§ Problem requirements
Starting at the top of the listing, extract every line up to and including the one with "ax = fig.add_axes([100". Pictures stay out of the copy.

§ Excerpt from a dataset
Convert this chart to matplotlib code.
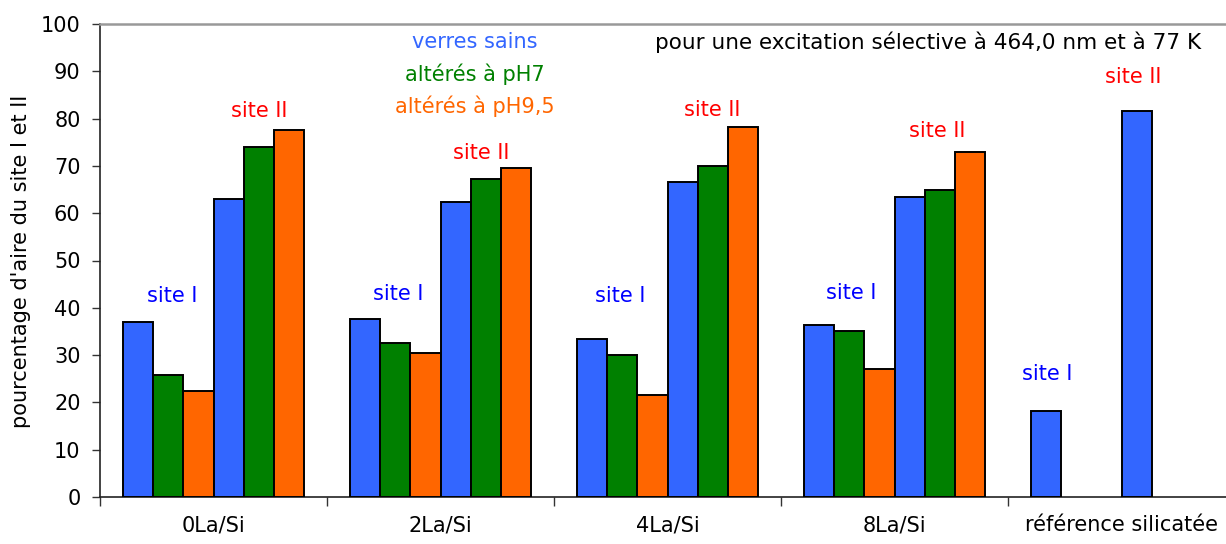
import numpy as np
import matplotlib
matplotlib.use("Agg")
import matplotlib.pyplot as plt

plt.rcParams['font.family'] = ['DejaVu Sans']

# ---- data ----
categories = ['0La/Si', '2La/Si', '4La/Si', '8La/Si', 'référence silicatée']
nan = np.nan
sains_site1 = [36.9, 37.7, 33.5, 36.4, 18.2]
ph7_site1 = [25.8, 32.6, 30.1, 35.2, nan]
ph95_site1 = [22.5, 30.5, 21.6, 27.1, nan]
sains_site2 = [63.1, 62.3, 66.5, 63.5, 81.7]
ph7_site2 = [74.1, 67.3, 69.9, 64.8, nan]
ph95_site2 = [77.5, 69.5, 78.3, 72.9, nan]
y_ticks = list(range(0, 101, 10))

series = [sains_site1, ph7_site1, ph95_site1, sains_site2, ph7_site2, ph95_site2]
BLUE, GREEN, ORANGE = '#3366FF', '#008000', '#FF6600'
colors = [BLUE, GREEN, ORANGE, BLUE, GREEN, ORANGE]

# annotation label positions (data coordinates)
site1_labels = [(-0.183, 42.5), (0.813, 42.9), (1.791, 42.5), (2.808, 43.1), (3.672, 26.0)]
site2_labels = [(0.200, 81.6), (1.178, 72.7), (2.196, 81.8), (3.187, 77.4), (4.051, 88.8)]

FS = 15
W, H = 1226, 544
fig = plt.figure(figsize=(W / 100, H / 100), dpi=100)
ax = fig.add_axes([100 / W, 47 / H, 1135 / W, 473 / H])

n = len(series)
bw = 1 / 7.5
x = np.arange(len(categories))
for i, (vals, c) in enumerate(zip(series, colors)):
    ax.bar(x + (i - (n - 1) / 2) * bw, vals, width=bw, color=c,
           edgecolor='black', linewidth=1.4, zorder=3)

ax.set_xlim(-0.5, len(categories) - 0.5)
ax.set_ylim(0, 100)
ax.set_yticks(y_ticks)
ax.tick_params(axis='y', direction='out', length=6, width=1, pad=8,
               labelsize=FS, color='#333333')

ax.set_xticks(np.arange(len(categories) + 1) - 0.5)
ax.set_xticklabels([])
ax.tick_params(axis='x', which='major', direction='out', length=6.5, width=1, color='#333333')
ax.set_xticks(x, minor=True)
ax.set_xticklabels(categories, minor=True)
ax.tick_params(axis='x', which='minor', length=0, pad=13, labelsize=FS)

for s in ['left', 'bottom']:
    ax.spines[s].set_color('#222222')
    ax.spines[s].set_linewidth(1.2)
ax.spines['top'].set_color('#999999')
ax.spines['top'].set_linewidth(1.8)
ax.spines['right'].set_visible(False)

fig.text(21 / W, (544 - 261) / H, "pourcentage d'aire du site I et II",
         rotation=90, ha='center', va='center', fontsize=FS)

for (lx, ly) in site1_labels:
    ax.text(lx, ly, 'site I', color='#0000FF', fontsize=FS, ha='center', va='center')
for (lx, ly) in site2_labels:
    ax.text(lx, ly, 'site II', color='#FF0000', fontsize=FS, ha='center', va='center')

ax.text(1.152, 96.1, 'verres sains', color=BLUE, fontsize=FS, ha='center', va='center')
ax.text(1.152, 89.4, 'altérés à pH7', color=GREEN, fontsize=FS, ha='center', va='center')
ax.text(1.152, 82.7, 'altérés à pH9,5', color=ORANGE, fontsize=FS, ha='center', va='center')
ax.text(3.148, 96.2, 'pour une excitation sélective à 464,0 nm et à 77 K', color='black',
        fontsize=15.5, ha='center', va='center')

fig.savefig('out.png', dpi=100)
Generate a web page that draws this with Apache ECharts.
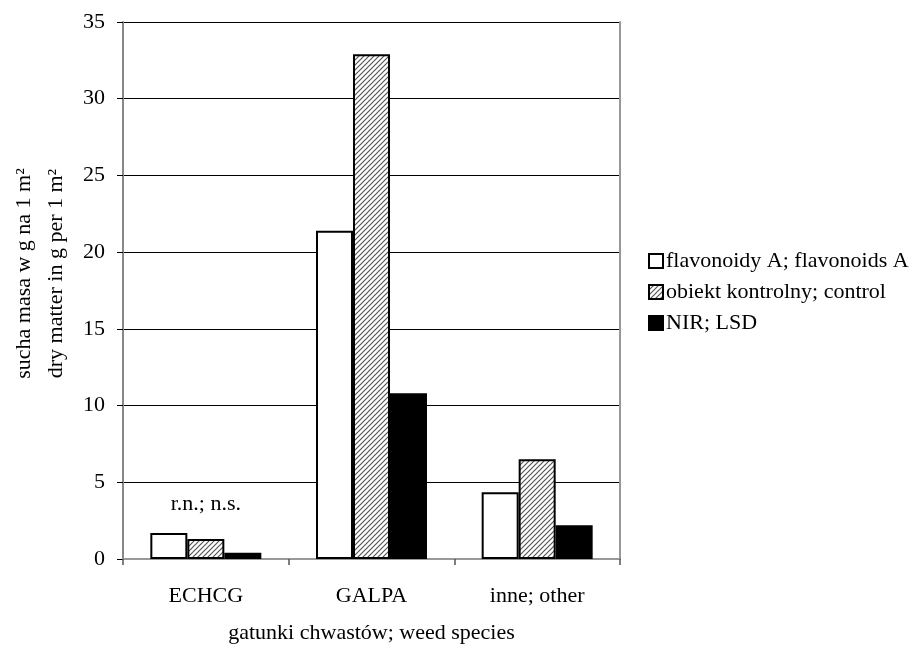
<!DOCTYPE html>
<html>
<head>
<meta charset="utf-8">
<script src="https://cdn.jsdelivr.net/npm/echarts@6/dist/echarts.min.js"></script>
<style>html,body{margin:0;padding:0;background:#fff;}#c{width:920px;height:645px;}</style>
</head>
<body>
<div id="c"></div>
<script>
const categories = ['ECHCG', 'GALPA', 'inne; other'];
const seriesNames = ['flavonoidy A; flavonoids A', 'obiekt kontrolny; control', 'NIR; LSD'];
const flavonoidsA = [1.7, 21.4, 4.35];
const control = [1.3, 32.9, 6.5];
const lsd = [0.4, 10.8, 2.2];
const yTicks = { min: 0, max: 35, interval: 5 };
const annotationText = 'r.n.; n.s.';
const xAxisTitle = 'gatunki chwastów; weed species';
const yAxisTitle = 'sucha masa w g na 1 m²\ndry matter in g per 1 m²';

const FONT = "'Liberation Serif', 'Times New Roman', serif";

function hatch() {
  const s = 5;
  const c = document.createElement('canvas');
  c.width = s; c.height = s;
  const g = c.getContext('2d');
  g.fillStyle = '#fff';
  g.fillRect(0, 0, s, s);
  g.strokeStyle = '#555';
  g.lineWidth = 1.2;
  g.beginPath();
  g.moveTo(-1, s + 1); g.lineTo(s + 1, -1);
  g.moveTo(-1, 1); g.lineTo(1, -1);
  g.moveTo(s - 1, s + 1); g.lineTo(s + 1, s - 1);
  g.stroke();
  return c;
}

const chart = echarts.init(document.getElementById('c'));
const txt = { fontFamily: FONT, fontSize: 22, color: '#000' };

chart.setOption({
  animation: false,
  backgroundColor: '#fff',
  textStyle: { fontFamily: FONT },
  grid: { left: 123, right: 300, top: 22, bottom: 86, containLabel: false, outerBoundsMode: 'none' },
  legend: {
    orient: 'vertical', left: 643, top: 245,
    icon: 'rect',
    itemWidth: 14, itemHeight: 14, itemGap: 9,
    textStyle: Object.assign({}, txt, { padding: [0, 0, 0, -2] }),
    data: seriesNames
  },
  xAxis: [{
    type: 'category', data: categories, position: 'bottom',
    axisLine: { lineStyle: { color: '#555', width: 2 } },
    axisTick: { show: true, length: 6, lineStyle: { color: '#555', width: 1.5 } },
    axisLabel: Object.assign({}, txt, { margin: 26 }),
    name: xAxisTitle, nameLocation: 'middle', nameGap: 63,
    nameTextStyle: txt
  }, {
    type: 'category', data: categories, position: 'top',
    axisLine: { show: true, lineStyle: { color: '#999', width: 2 } },
    axisTick: { show: false }, axisLabel: { show: false }
  }],
  yAxis: [{
    type: 'value', min: yTicks.min, max: yTicks.max, interval: yTicks.interval,
    axisLine: { show: true, lineStyle: { color: '#888', width: 2 } },
    axisTick: { show: true, length: 6, lineStyle: { color: '#000', width: 1 } },
    axisLabel: Object.assign({}, txt, { margin: 18 }),
    splitLine: { show: true, lineStyle: { color: '#000', width: 1 } },
    name: yAxisTitle, nameLocation: 'middle', nameRotate: 90, nameGap: 47,
    nameTextStyle: Object.assign({}, txt, { lineHeight: 32, padding: [0, 0, 0, 34] })
  }, {
    type: 'value', min: yTicks.min, max: yTicks.max, interval: yTicks.interval, position: 'right',
    axisLine: { show: true, lineStyle: { color: '#999', width: 2 } },
    axisTick: { show: false }, axisLabel: { show: false }, splitLine: { show: false }
  }],
  series: [{
    name: seriesNames[0], type: 'bar', data: flavonoidsA,
    barCategoryGap: '33%', barGap: '0%',
    itemStyle: { color: '#fff', borderColor: '#000', borderWidth: 2 }
  }, {
    name: seriesNames[1], type: 'bar',
    data: control.map((v, i) => i === 0 ? { value: v, label: { show: true, formatter: annotationText, position: 'top', distance: 24, fontFamily: FONT, fontSize: 22, color: '#000' } } : v),
    barGap: '0%',
    itemStyle: { color: { image: hatch(), repeat: 'repeat' }, borderColor: '#000', borderWidth: 2 }
  }, {
    name: seriesNames[2], type: 'bar', data: lsd, barGap: '0%',
    itemStyle: { color: '#000', borderColor: '#000', borderWidth: 2 }
  }]
});
</script>
</body>
</html>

§ Completed exercise
Convert this chart to matplotlib code.
import numpy as np
import matplotlib
matplotlib.use("Agg")
import matplotlib.pyplot as plt

plt.rcParams['font.family'] = ['DejaVu Sans']

# ---- data ----
categories = ['0La/Si', '2La/Si', '4La/Si', '8La/Si', 'référence silicatée']
nan = np.nan
sains_site1 = [36.9, 37.7, 33.5, 36.4, 18.2]
ph7_site1 = [25.8, 32.6, 30.1, 35.2, nan]
ph95_site1 = [22.5, 30.5, 21.6, 27.1, nan]
sains_site2 = [63.1, 62.3, 66.5, 63.5, 81.7]
ph7_site2 = [74.1, 67.3, 69.9, 64.8, nan]
ph95_site2 = [77.5, 69.5, 78.3, 72.9, nan]
y_ticks = list(range(0, 101, 10))

series = [sains_site1, ph7_site1, ph95_site1, sains_site2, ph7_site2, ph95_site2]
BLUE, GREEN, ORANGE = '#3366FF', '#008000', '#FF6600'
colors = [BLUE, GREEN, ORANGE, BLUE, GREEN, ORANGE]

# annotation label positions (data coordinates)
site1_labels = [(-0.183, 42.5), (0.813, 42.9), (1.791, 42.5), (2.808, 43.1), (3.672, 26.0)]
site2_labels = [(0.200, 81.6), (1.178, 72.7), (2.196, 81.8), (3.187, 77.4), (4.051, 88.8)]

FS = 15
W, H = 1226, 544
fig = plt.figure(figsize=(W / 100, H / 100), dpi=100)
ax = fig.add_axes([100 / W, 47 / H, 1135 / W, 473 / H])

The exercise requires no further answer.